Objective: Find every line in the records below that holds the word "this" and copy it.

Extracted entries:
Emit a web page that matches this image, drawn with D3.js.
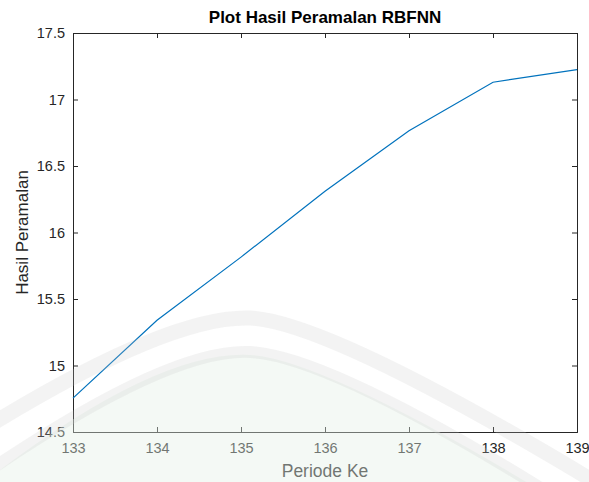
<!DOCTYPE html>
<html>
<head>
<meta charset="utf-8">
<script src="https://cdn.jsdelivr.net/npm/d3@7"></script>
<style>
  body { margin: 0; background: #fff; }
  svg { display: block; font-family: "Liberation Sans", Arial, sans-serif; }
</style>
</head>
<body>
<svg id="plot" width="589" height="482"></svg>
<script>
"use strict";

// data
const periods = [133, 134, 135, 136, 137, 138, 139];
const forecast = [14.755, 15.34, 15.815, 16.31, 16.765, 17.13, 17.225];
const yTicks = [14.5, 15, 15.5, 16, 16.5, 17, 17.5];

const width = 589, height = 482;
const margin = { top: 33, right: 12, bottom: 50, left: 73 };

const svg = d3.select("svg#plot");

const x = d3.scaleLinear()
  .domain([133, 139])
  .range([margin.left, width - margin.right]);
const y = d3.scaleLinear()
  .domain([14.5, 17.5])
  .range([height - margin.bottom, margin.top]);

const axisColor = "#262626";

// bottom + left axes, ticks pointing inward
const gx = svg.append("g")
  .attr("transform", `translate(0,${y(14.5)})`)
  .call(d3.axisBottom(x).tickValues(periods).tickSize(-5).tickPadding(11).tickFormat(d3.format("d")));
const gy = svg.append("g")
  .attr("transform", `translate(${x(133)},0)`)
  .call(d3.axisLeft(y).tickValues(yTicks).tickSize(-5).tickPadding(8).tickFormat(d => d));

// top + right (box on)
const gxt = svg.append("g")
  .attr("transform", `translate(0,${y(17.5)})`)
  .call(d3.axisTop(x).tickValues(periods).tickSize(-5).tickFormat(""));
const gyr = svg.append("g")
  .attr("transform", `translate(${x(139)},0)`)
  .call(d3.axisRight(y).tickValues(yTicks).tickSize(-5).tickFormat(""));

[gx, gy, gxt, gyr].forEach(g => {
  g.selectAll("path.domain").attr("stroke", axisColor).attr("stroke-width", 1);
  g.selectAll(".tick line").attr("stroke", axisColor).attr("stroke-width", 1);
  g.selectAll(".tick text")
    .attr("fill", axisColor)
    .style("font-size", "14.5px")
    .style("font-family", "'Liberation Sans', Arial, sans-serif");
});

// the line
const line = d3.line()
  .x((d, i) => x(periods[i]))
  .y(d => y(d));

svg.append("path")
  .datum(forecast)
  .attr("fill", "none")
  .attr("stroke", "#0072BD")
  .attr("stroke-width", 1.2)
  .attr("d", line);

// title and labels
svg.append("text")
  .attr("x", (x(133) + x(139)) / 2)
  .attr("y", 23)
  .attr("text-anchor", "middle")
  .attr("fill", "#000")
  .style("font-size", "17px")
  .style("font-weight", "bold")
  .text("Plot Hasil Peramalan RBFNN");

svg.append("text")
  .attr("x", (x(133) + x(139)) / 2)
  .attr("y", 477)
  .attr("text-anchor", "middle")
  .attr("fill", axisColor)
  .style("font-size", "17.5px")
  .text("Periode Ke");

svg.append("text")
  .attr("transform", `translate(28,${(y(14.5) + y(17.5)) / 2}) rotate(-90)`)
  .attr("text-anchor", "middle")
  .attr("fill", axisColor)
  .style("font-size", "17px")
  .text("Hasil Peramalan");

// faint watermark logo over the lower part
const wm = svg.append("g").attr("pointer-events", "none");
wm.append("path")
  .attr("d", "M0,470 Q160,350 250,355 Q330,360 589,520 L589,482 L0,482 Z")
  .attr("fill", "#e3f1e7")
  .attr("opacity", 0.4);
wm.append("path")
  .attr("d", "M-10,425 Q170,315 250,318 Q330,322 600,485")
  .attr("fill", "none")
  .attr("stroke", "#c8c8c8")
  .attr("stroke-width", 15)
  .attr("opacity", 0.22);
wm.append("path")
  .attr("d", "M-10,470 Q170,348 250,352 Q330,356 560,500")
  .attr("fill", "none")
  .attr("stroke", "#c8c8c8")
  .attr("stroke-width", 12)
  .attr("opacity", 0.22);
</script>
</body>
</html>
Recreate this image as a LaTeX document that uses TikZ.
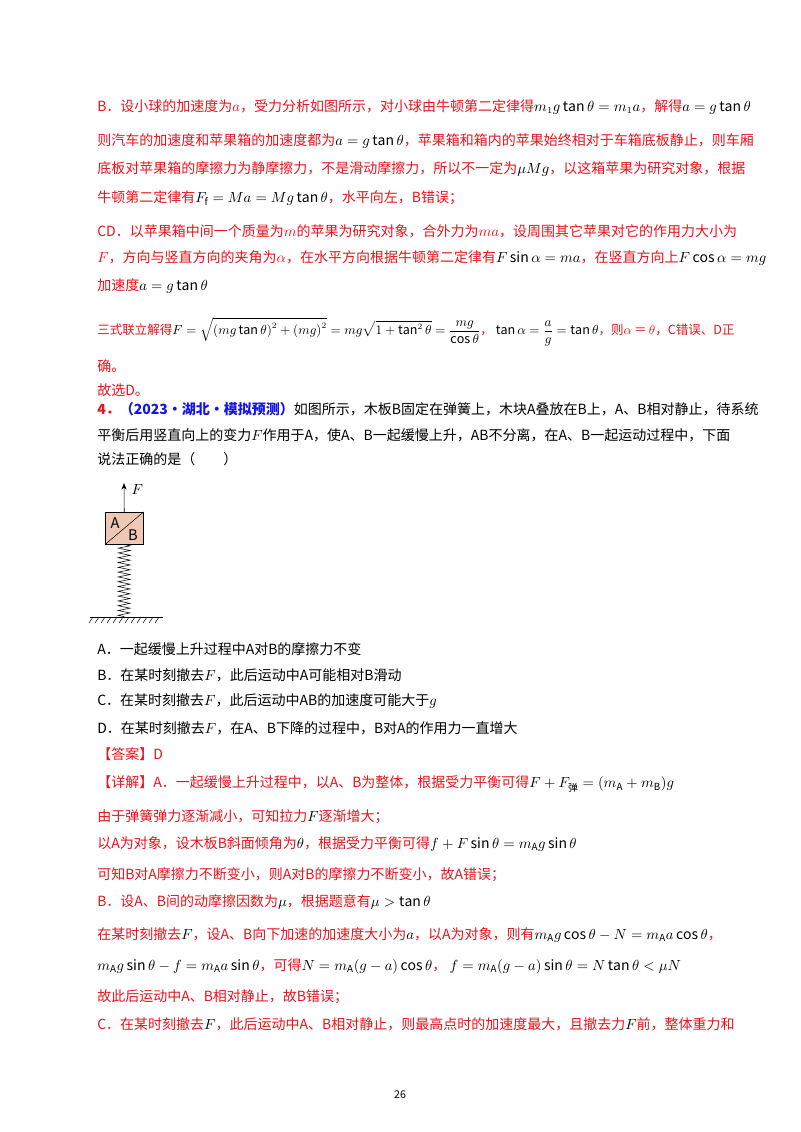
\documentclass[tikz,border=0pt]{standalone}
\usepackage{amsmath}
\usepackage{graphicx}
\usepackage{fontspec}
\setmainfont{Noto Sans CJK SC}
\usetikzlibrary{decorations.pathmorphing,arrows.meta,calc}
\definecolor{rd}{RGB}{232,20,30}
\definecolor{bl}{RGB}{20,20,230}
\definecolor{blk}{RGB}{0,0,0}
\definecolor{peach}{RGB}{238,200,180}
\tikzset{ln/.style={anchor=west,inner sep=0pt,font=\fontsize{10.5}{12}\selectfont},
 r/.style={ln}, k/.style={ln,text=black}}
\newcommand{\bk}[1]{{\color{blk}$#1$}}
\newcommand{\R}[1]{{\color{rd}#1}}
\begin{document}
\begin{tikzpicture}[x=0.75pt,y=-0.75pt]
\useasboundingbox (0,0) rectangle (800,1132);
\fill[white] (0,0) rectangle (800,1132);
\node[r] (l1) at (97,107) {\R{B．设小球的加速度为$a$，受力分析如图所示，对小球由牛顿第二定律得}\bk{m_1g\tan\theta=m_1a}\R{，解得}\bk{a=g\tan\theta}};
\node[r] (l2) at (97,141) {\R{则汽车的加速度和苹果箱的加速度都为}\bk{a=g\tan\theta}\R{，苹果箱和箱内的苹果始终相对于车箱底板静止，则车厢}};
\node[r] (l3) at (97,169) {\R{底板对苹果箱的摩擦力为静摩擦力，不是滑动摩擦力，所以不一定为}\bk{\mu Mg}\R{，以这箱苹果为研究对象，根据}};
\node[r] (l4) at (97,198) {\R{牛顿第二定律有}\bk{F_\mathrm{f}=Ma=Mg\tan\theta}\R{，水平向左，B错误；}};
\node[r] (l5) at (97,231) {\R{CD．以苹果箱中间一个质量为$m$的苹果为研究对象，合外力为$ma$，设周围其它苹果对它的作用力大小为}};
\node[r] (l6) at (97,258) {\R{$F$，方向与竖直方向的夹角为$\alpha$，在水平方向根据牛顿第二定律有}\bk{F\sin\alpha=ma}\R{，在竖直方向上}\bk{F\cos\alpha=mg}};
\node[r] (l7) at (97,286) {\R{加速度}\bk{a=g\tan\theta}};
\node[r] (l8) at (97,332) {\resizebox{478pt}{!}{\R{三式联立解得}\bk{F=\sqrt{\left(mg\tan\theta\right)^2+\left(mg\right)^2}=mg\sqrt{1+\tan^2\theta}=\dfrac{mg}{\cos\theta}}\R{，}\ \bk{\tan\alpha=\dfrac{a}{g}=\tan\theta}\R{，则$\alpha$\,＝\,$\theta$，C错误、D正}}};
\node[r] (l9) at (97,366) {\R{确。}};
\node[r] (l10) at (97,390) {\R{故选D。}};
\node[k] (l11) at (97,409) {\R{\textbf{4．}}{\color{bl}\textbf{（2023·湖北·模拟预测）}}如图所示，木板B固定在弹簧上，木块A叠放在B上，A、B相对静止，待系统};
\node[k] (l12) at (97,435) {平衡后用竖直向上的变力$F$作用于A，使A、B一起缓慢上升，AB不分离，在A、B一起运动过程中，下面};
\node[k] (l13) at (97,459) {说法正确的是（\qquad）};
% diagram
\node[draw,fill=peach,minimum width=28.5pt,minimum height=24pt,inner sep=0pt,anchor=north west] (box) at (105,512) {};
\draw (box.south west) -- (box.north east);
\node[font=\fontsize{11}{12}\selectfont] (lA) at (115,523) {A};
\node[font=\fontsize{11}{12}\selectfont] (lB) at (133,535) {B};
\coordinate (ftop) at (124,483);
\draw[-{Stealth[length=5pt]}] (box.north) -- (ftop);
\node[font=\fontsize{10.5}{12}\selectfont,anchor=west] (lF) at (127,490) {$F$};
\coordinate (g) at (124,617);
\draw[decorate,decoration={zigzag,segment length=3.6pt,amplitude=4.5pt}] (box.south) -- (g);
\coordinate (gl) at (90,617); \coordinate (gr) at (163,617);
\draw (gl) -- (gr);
\foreach \i in {0,...,11} \draw ($(gl)+(3+6*\i,0)$) -- ++(-4,6);
\node[k] (oA) at (97,649) {A．一起缓慢上升过程中A对B的摩擦力不变};
\node[k] (oB) at (97,675) {B．在某时刻撤去$F$，此后运动中A可能相对B滑动};
\node[k] (oC) at (97,701) {C．在某时刻撤去$F$，此后运动中AB的加速度可能大于$g$};
\node[k] (oD) at (97,728) {D．在某时刻撤去$F$，在A、B下降的过程中，B对A的作用力一直增大};
\node[r] (ans) at (97,754) {\R{【答案】D}};
\node[r] (d1) at (97,784) {\R{【详解】A．一起缓慢上升过程中，以A、B为整体，根据受力平衡可得}\bk{F+F_{\text{弹}}=(m_\mathrm{A}+m_\mathrm{B})g}};
\node[r] (d2) at (97,817) {\R{由于弹簧弹力逐渐减小，可知拉力}\bk{F}\R{逐渐增大；}};
\node[r] (d3) at (97,844) {\R{以A为对象，设木板B斜面倾角为}\bk{\theta}\R{，根据受力平衡可得}\bk{f+F\sin\theta=m_\mathrm{A}g\sin\theta}};
\node[r] (d4) at (97,875) {\R{可知B对A摩擦力不断变小，则A对B的摩擦力不断变小，故A错误；}};
\node[r] (d5) at (97,902) {\R{B．设A、B间的动摩擦因数为}\bk{\mu}\R{，根据题意有}\bk{\mu>\tan\theta}};
\node[r] (d6) at (97,935) {\R{在某时刻撤去}\bk{F}\R{，设A、B向下加速的加速度大小为}\bk{a}\R{，以A为对象，则有}\bk{m_\mathrm{A}g\cos\theta-N=m_\mathrm{A}a\cos\theta}\R{，}};
\node[r] (d7) at (97,966) {\bk{m_\mathrm{A}g\sin\theta-f=m_\mathrm{A}a\sin\theta}\R{，可得}\bk{N=m_\mathrm{A}(g-a)\cos\theta}\R{，}\ \bk{f=m_\mathrm{A}(g-a)\sin\theta=N\tan\theta<\mu N}};
\node[r] (d8) at (97,997) {\R{故此后运动中A、B相对静止，故B错误；}};
\node[r] (d9) at (97,1024) {\R{C．在某时刻撤去}\bk{F}\R{，此后运动中A、B相对静止，则最高点时的加速度最大，且撤去力}\bk{F}\R{前，整体重力和}};
\node[font=\fontsize{8}{10}\selectfont] (pg) at (400,1095) {26};
\end{tikzpicture}
\end{document}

Finished answer:
Emit a web page that matches this image, drawn with D3.js.
Recreate this image as a LaTeX document that uses TikZ.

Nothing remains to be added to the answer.